Prime Minister Benjamin Netanyahu took to Twitter to comment on the ongoing rally. In response to protesters waving Palestinian flags, Netanyahu wrote on his official handle: "There is no better testimony for the necessity of the nation-state law. We will continue to wave the Israeli flag proudly and sing the anthem (Hatikva) with even greater pride." The premier attached a video from the protest showing protesters hoisting Palestinian flags in the crowd.
Haaretz publisher Amos Schocken addressed the crowd at the rally, saying that ''Every Israeli citizen who is committed to preserving democracy must join the struggle, and not give up until the law is annulled.''
In recent weeks, organizers of the march had tried to recruit more Jewish citizens.
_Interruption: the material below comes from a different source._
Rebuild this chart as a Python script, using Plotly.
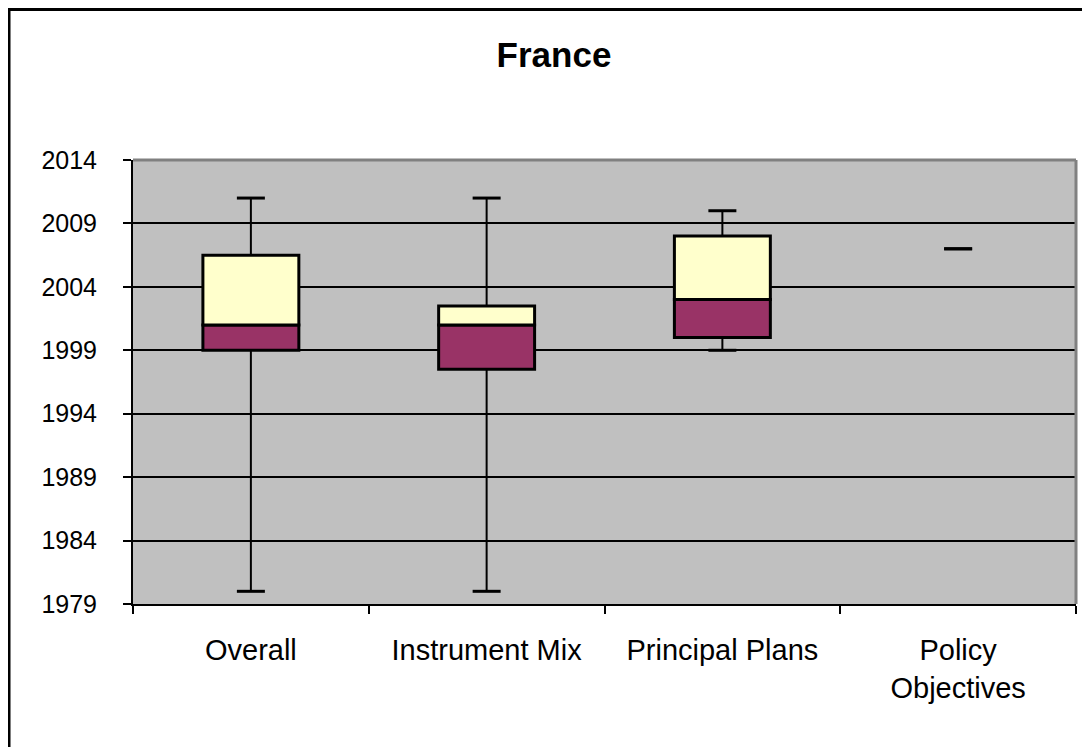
import plotly.graph_objects as go

categories = ["Overall", "Instrument Mix", "Principal Plans", "Policy<br>Objectives"]
minimum = [1980, 1980, 1999, 2007]
q1 = [1999, 1997.5, 2000, 2007]
median = [2001, 2001, 2003, 2007]
q3 = [2006.5, 2002.5, 2008, 2007]
maximum = [2011, 2011, 2010, 2007]

W, H = 1090, 747
OFF = 8  # page body margin
L, R, T, B = 133 - OFF, 1076 - OFF, 160 - OFF, 604 - OFF
FONT = "Liberation Sans, Arial, sans-serif"

lower_h = [m - a for a, m in zip(q1, median)]
upper_h = [b - m for m, b in zip(median, q3)]

fig = go.Figure()
fig.add_trace(go.Bar(
    x=categories, y=lower_h, base=q1, width=0.407,
    marker=dict(color="#993366",
                line=dict(color="black", width=[3 if h > 0 else 0 for h in lower_h])),
    showlegend=False, hoverinfo="skip"))
fig.add_trace(go.Bar(
    x=categories, y=upper_h, base=median, width=0.407,
    marker=dict(color="#FFFFCC",
                line=dict(color="black", width=[3 if h > 0 else 0 for h in upper_h])),
    showlegend=False, hoverinfo="skip"))

# whisker lines
wx, wy = [], []
for c, a, b1, b3, m in zip(categories, minimum, q1, q3, maximum):
    wx += [c, c, None, c, c, None]
    wy += [a, b1, None, b3, m, None]
fig.add_trace(go.Scatter(x=wx, y=wy, mode="lines", line=dict(color="black", width=2),
                         showlegend=False, hoverinfo="skip"))
# whisker caps
fig.add_trace(go.Scatter(x=categories + categories, y=maximum + minimum, mode="markers",
                         marker=dict(symbol="line-ew", size=20,
                                     line=dict(color="black", width=3)),
                         showlegend=False, hoverinfo="skip"))

fig.update_layout(
    barmode="overlay",
    width=W, height=H, autosize=False,
    margin=dict(l=L, r=W - R, t=T, b=H - B, pad=0),
    paper_bgcolor="white", plot_bgcolor="#C0C0C0",
    font=dict(family=FONT, color="black", size=25),
    title=dict(text="<b>France</b>", x=(554 - OFF) / W, xref="container", xanchor="center",
               y=1 - (55 - OFF) / H, yref="container", yanchor="middle",
               font=dict(family=FONT, size=35, color="black")),
    xaxis=dict(type="category", tickson="boundaries", ticks="outside", ticklen=8,
               tickwidth=2, tickcolor="black", showline=True, linecolor="black",
               linewidth=2, showgrid=False, tickfont=dict(size=29),
               ticklabelstandoff=19, range=[-0.5, 3.5]),
    yaxis=dict(range=[1979, 2014], tick0=1979, dtick=5, ticks="outside", ticklen=8,
               tickwidth=2, tickcolor="black", showline=True, linecolor="black",
               linewidth=2, showgrid=True, gridcolor="black", gridwidth=2,
               zeroline=False, tickfont=dict(size=25), ticklabelstandoff=21),
    shapes=[
        dict(type="line", xref="paper", yref="paper", x0=0, x1=1, y0=1, y1=1,
             line=dict(color="#808080", width=3), layer="above"),
        dict(type="line", xref="paper", yref="paper", x0=1, x1=1, y0=0, y1=1,
             line=dict(color="#808080", width=3), layer="above"),
        dict(type="rect", xref="paper", yref="paper",
             x0=(0.5 - L) / (R - L), x1=(1100 - L) / (R - L),
             y0=(B - 760) / (B - T), y1=(B - 1) / (B - T),
             line=dict(color="black", width=4), fillcolor="rgba(0,0,0,0)", layer="above"),
    ],
)

fig.write_html("out.html")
The Higher Arab Monitoring Committee in Israel, who along with a coalition of other Israeli Arab groups filed a petitioned with the High Court of Justice, said at a press conference last week that the law "shows that what was once part of the platform of some small political parties is now a Basic Law. We expect all people, regardless of their political views, to be outraged and join us until this law is canceled."
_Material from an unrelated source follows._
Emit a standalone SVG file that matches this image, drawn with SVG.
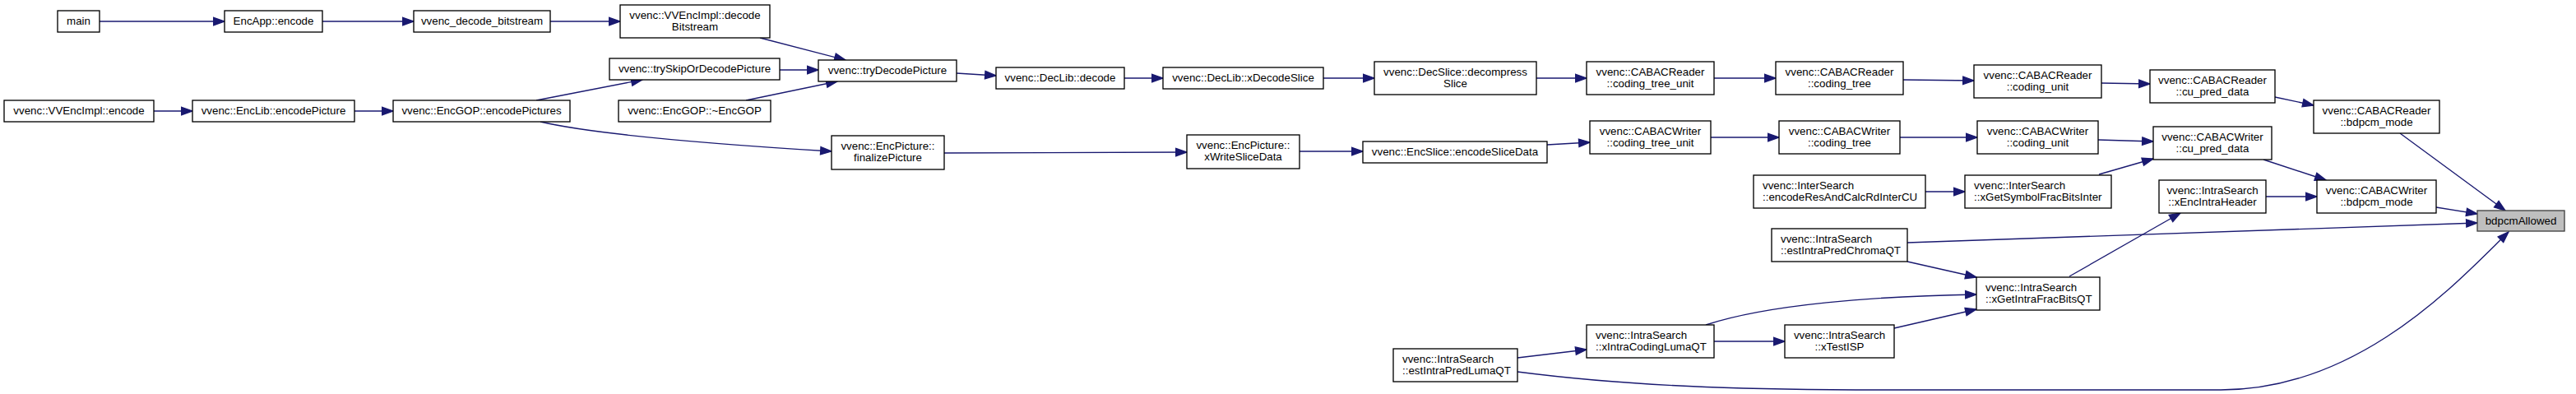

Members of the left-wing political party Meretz said that they would participate in the demonstrations. MK Micky Rosenthal (Zionist Union) is the only member to participate from his party, while new opposition leader Tzipi Livni told Army Radio that she would not attend the march because some of the members of the Arab Joint List don't share her view on Israel as the nation-state of the Jews.
Rights organizations, including Peace Now and Physicians for Human Rights-Israel participated in the protest. Guest speakers at the ceremony included the mayor of Sakhnin Mazen Ghanaim and sociologist Prof. Eva IIlouz, who said "We want equality, not to live in a society of masters and subjects."
Chairman of the Joint List, Ayman Odeh, said: "Tens of thousands of Arabs and Jews are moving in large quantities on buses to Tel Aviv, because today we insist on delivering a clear message - a democratic state must be for all citizens."
MK Yousef Jabareen (Joint List) said "This damned law succeeded in uniting the Arab public and restore the spirit of the public struggle of Arab citizens together with Jewish democratic forces."